5.mai.2017 - Camila Santos, moradora do Complexo do Alemão, na zona norte do Rio de Janeiro, e os filhos de um ano e meio, quatro e sete anos - Camila Santos/Arquivo Pessoal - Camila Santos/Arquivo Pessoal
"Calculo que meus filhos já perderam um mês de aula", diz Camila
Imagem: Camila Santos/Arquivo Pessoal
“Desde o começo do ano, calculo que meus filhos já perderam um mês de aula e, até agora, não vi isso ser recuperado. Como fica o futuro deles?”, questiona.

Junto com outras mães, ela criou um grupo de Whatsapp para trocar informações sobre a situação da escola e acostumou-se a telefonar para o colégio antes de sair com os filhos de casa. “Tem vezes que eu consigo chegar até a escola, mas outras mães não conseguem. A gente se avisa. Em outros momentos, mesmo com a escola aberta, não há como ir. A diretora me disse: ‘Cabe à senhora decidir sobre a segurança do seu filho’”, conta.

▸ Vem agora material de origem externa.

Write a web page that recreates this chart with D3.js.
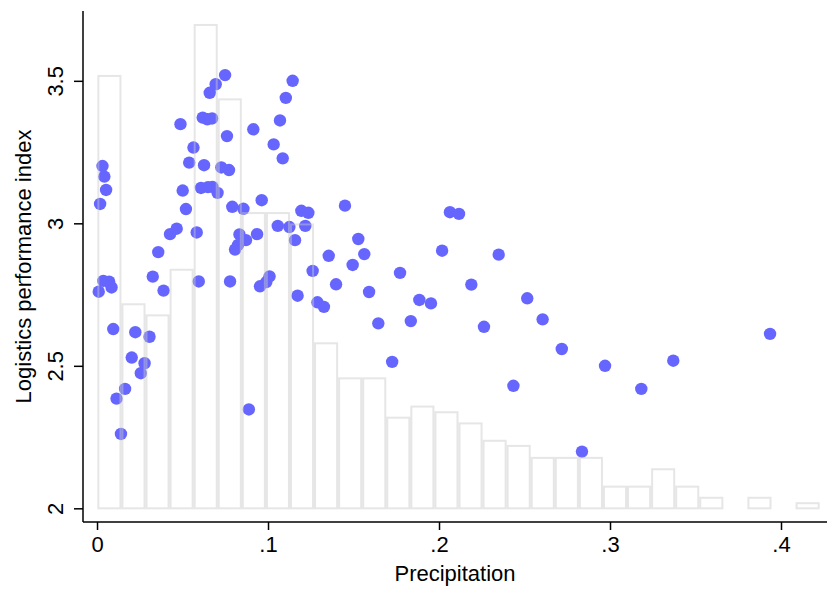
<!DOCTYPE html>
<html lang="en">
<head>
<meta charset="UTF-8">
<title>Logistics performance vs precipitation</title>
<script src="https://d3js.org/d3.v7.min.js"></script>
<style>
  body{margin:0;background:#fff}
  svg{display:block;font-family:"Liberation Sans",Arial,Helvetica,sans-serif}
  .axis path,.axis line{stroke:#000;stroke-width:1.5px}
  .axis text{font-size:22px;fill:#000}
  .title{font-size:22px;fill:#000;text-anchor:middle}
  .bin{fill:none;stroke:#c8c8c8;stroke-opacity:.45;stroke-width:2px}
  .dot{fill:#6666ff}
</style>
</head>
<body>
<div id="chart"></div>
<script>
/* --- data --- */
const precipitation=[
  0.001,0.0018,0.0032,0.0043,0.0053,0.0037,0.0071,0.0085,0.0095,0.0114,
  0.0140,0.0164,0.0203,0.0224,0.0256,0.0278,0.0307,0.0326,0.0358,0.0389,
  0.0427,0.0466,0.0488,0.0501,0.0520,0.0539,0.0564,0.0583,0.0595,0.0608,
  0.0649,0.0675,0.0705,0.0618,0.0645,0.0673,0.0626,0.0659,0.0694,0.0749,
  0.0727,0.0772,0.0760,0.0778,0.0791,0.0856,0.0833,0.0871,0.0825,0.0807,
  0.0888,0.0914,0.0936,0.0963,0.0953,0.0990,0.1009,0.1033,0.1070,0.1086,
  0.1104,0.1144,0.1057,0.1125,0.1218,0.1158,0.1173,0.1195,0.1236,0.1261,
  0.1289,0.1327,0.1355,0.1398,0.1450,0.1495,0.1528,0.1563,0.1591,0.1645,
  0.1726,0.1772,0.1835,0.1885,0.1953,0.2018,0.2064,0.2117,0.2189,0.2263,
  0.2349,0.2435,0.2516,0.2606,0.2718,0.2836,0.2971,0.3183,0.3370,0.3936];
const lpi=[
  2.760,3.068,3.201,3.164,3.117,2.798,2.795,2.775,2.629,2.385,
  2.261,2.419,2.529,2.618,2.474,2.509,2.602,2.813,2.899,2.764,
  2.962,2.981,3.348,3.115,3.050,3.213,3.266,2.968,2.796,3.124,
  3.127,3.128,3.107,3.371,3.365,3.368,3.204,3.458,3.488,3.520,
  3.196,3.187,3.306,2.796,3.058,3.051,2.961,2.941,2.924,2.908,
  2.347,3.330,2.962,3.081,2.779,2.794,2.814,3.277,3.361,3.228,
  3.440,3.500,2.991,2.987,2.991,2.941,2.746,3.044,3.037,2.833,
  2.723,2.707,2.886,2.786,3.062,2.854,2.945,2.892,2.759,2.649,
  2.514,2.826,2.657,2.731,2.719,2.904,3.039,3.033,2.785,2.637,
  2.890,2.430,2.737,2.663,2.559,2.199,2.500,2.419,2.518,2.612];

// histogram of precipitation, bar tops read on the LPI scale (base = 2)
const histStart=0.0002, histWidth=0.01408, histBase=2;
const histTops=[
  3.517,2.716,2.677,2.837,3.696,3.435,3.036,3.036,2.996,2.579,
  2.456,2.456,2.318,2.357,2.337,2.298,2.237,2.219,2.177,2.177,
  2.177,2.076,2.076,2.137,2.076,2.037,null,2.037,null,2.018];

const xTicks=[0,0.1,0.2,0.3,0.4], xTickLabels=["0",".1",".2",".3",".4"];
const yTicks=[2,2.5,3,3.5],      yTickLabels=["2","2.5","3","3.5"];

/* --- layout --- */
const W=827,H=589,
      m={left:83,top:11,right:827,bottom:522};

const x=d3.scaleLinear().domain([-0.0082,0.4269]).range([m.left,m.right]);
const y=d3.scaleLinear().domain([1.952,3.745]).range([m.bottom,m.top]);

const svg=d3.select("#chart").append("svg").attr("width",W).attr("height",H);

/* --- scatter --- */
svg.append("g").selectAll("circle")
   .data(d3.zip(precipitation,lpi))
   .join("circle").attr("class","dot")
   .attr("cx",d=>x(d[0])).attr("cy",d=>y(d[1])).attr("r",6.2);

/* --- histogram outline (drawn over the dots) --- */
const bins=histTops.map((t,i)=>({x0:histStart+i*histWidth,x1:histStart+(i+1)*histWidth,top:t}))
                   .filter(b=>b.top!=null&&b.top>histBase);
svg.append("g").selectAll("rect")
   .data(bins)
   .join("rect").attr("class","bin")
   .attr("x",d=>x(d.x0)+1)
   .attr("width",d=>x(d.x1)-x(d.x0)-2)
   .attr("y",d=>y(d.top))
   .attr("height",d=>y(histBase)-y(d.top));

/* --- axes --- */
const gx=svg.append("g").attr("class","axis")
   .attr("transform",`translate(0,${m.bottom})`)
   .call(d3.axisBottom(x).tickValues(xTicks)
          .tickFormat((d,i)=>xTickLabels[i]).tickSize(8).tickPadding(6).tickSizeOuter(0));
gx.select(".domain").attr("d",`M${m.left},0H${m.right}`);

const gy=svg.append("g").attr("class","axis")
   .attr("transform",`translate(${m.left},0)`)
   .call(d3.axisLeft(y).tickValues(yTicks)
          .tickFormat((d,i)=>yTickLabels[i]).tickSize(9).tickSizeOuter(0));
gy.select(".domain").attr("d",`M0,${m.top}V${m.bottom}`);
gy.selectAll(".tick text")
  .attr("x",0).attr("dy",0)
  .attr("transform","translate(-20,0) rotate(-90)")
  .attr("text-anchor","middle");

/* --- titles --- */
svg.append("text").attr("class","title")
   .attr("x",(m.left+m.right)/2).attr("y",581)
   .text("Precipitation");
svg.append("text").attr("class","title")
   .attr("transform",`translate(31,${(m.top+m.bottom)/2}) rotate(-90)`)
   .text("Logistics performance index");
</script>
</body>
</html>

Camila havia combinado de levar o assunto neste sábado (6) à primeira reunião de pais e mestres do ano. O encontro foi cancelado devido à falta de segurança na região.

Crise na segurança

As últimas semanas no Rio de Janeiro foram marcadas por uma sucessão de episódios de violência que expôs a grave crise que atinge a segurança pública na cidade.

Houve tiroteios e mortes em favelas cariocas; incêndios de ônibus bloqueando vias e gerando saques, confrontos e mortes em torno da construção de uma torre blindada da Polícia Militar em uma das principais vias da comunidade Nova Brasília, no Complexo do Alemão --onde cinco pessoas morreram em mais um confronto, apenas na quinta-feira (4).

Em reunião no Rio nesta semana o secretário nacional de Segurança Pública do Ministério da Justiça, general Carlos Alberto Santos Cruz, anunciou o envio de até 350 homens da Força Nacional de Segurança em apoio às ações de enfrentamento ao crime organizado e à violência urbana na cidade.

A ideia é que, no primeiro momento, cem policiais sejam deslocados para o Rio de Janeiro, mas o reforço seria ampliado à medida que Ministério da Justiça e governo do Estado negociem e resolvam todas as pendências burocráticas. Além da Força Nacional, o Executivo fluminense requereu aumento do efetivo da PRF (Polícia Rodoviária Federal) nas estradas fluminenses.